In this study, we use L-band SAR data to study water level changes and the derived hydrological conditions in the Everglades wetlands. The data were acquired over southern Florida during the years 1993–1996 by the Japanese Earth Resources Satellite (JERS-1). It is the most complete L-band dataset over a large-scale wetland acquired to date, containing seven repeat passes of two tracks that cover most of the Everglades wetlands. Because the Everglades consists of natural and managed wetland portions, as well as diverse vegetation types (woody, herbaceous, prairie, and saltwater mangroves), this large JERS-1 dataset allows a rigorous evaluation of the wetland InSAR method to various wetland environments.

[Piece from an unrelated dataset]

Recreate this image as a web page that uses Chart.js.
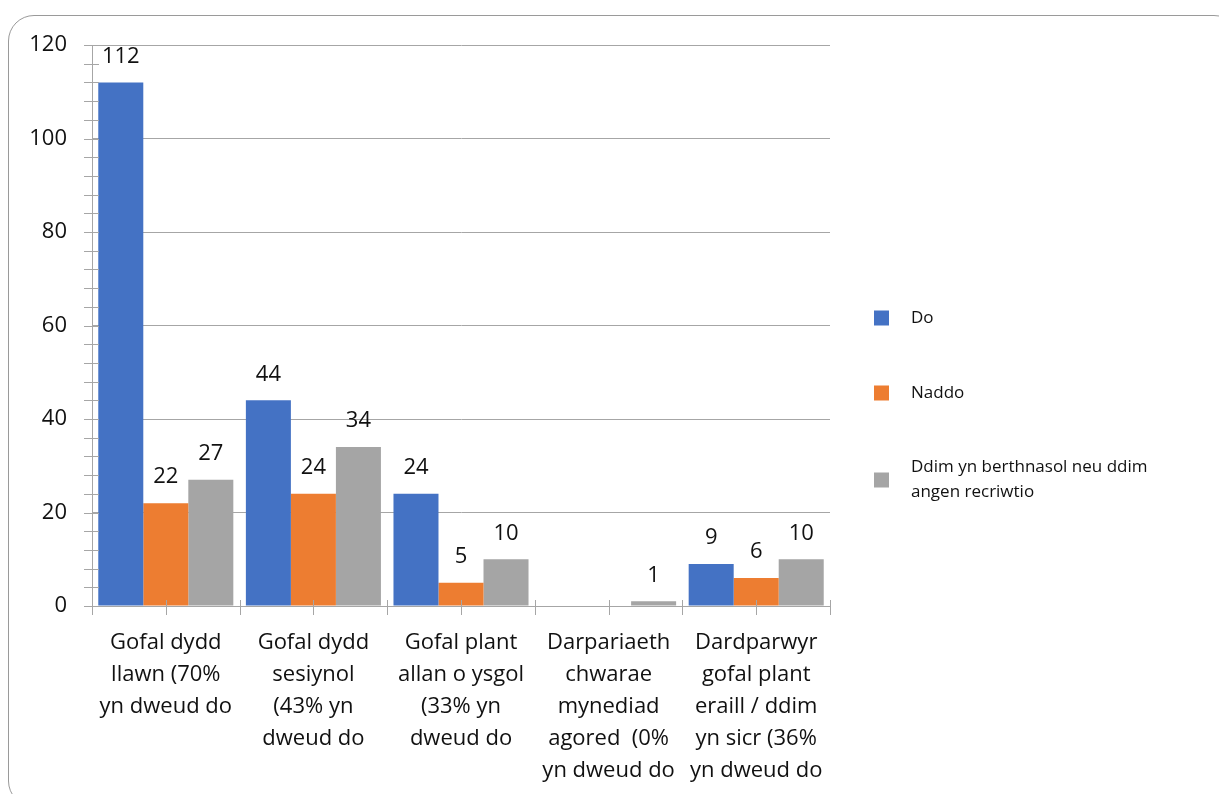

In our previous study (Wdowinski et al., 2004a), we used three JERS-1 passes of one track acquired over six month period in second half of 1994. Here we expand this work in both spatial and temporal coverage. Our 2004 study focused on a limited region, specifically the Water Conservation Areas (WCA) located south of Lake Okeechobee (Fig. 1), where water level changes are largest and are dominated by the operation of human-made water control structures. In the current study, we use a more complete dataset (two tracks with seven repeat orbits) extending over a three year period. We also study a larger area, the entire south Florida wetlands, including both managed and natural flow wetland environments, as well as more diverse vegetation types. We find that the natural and managed flow environments have very different InSAR signatures, reflecting the different conditions in the two environments.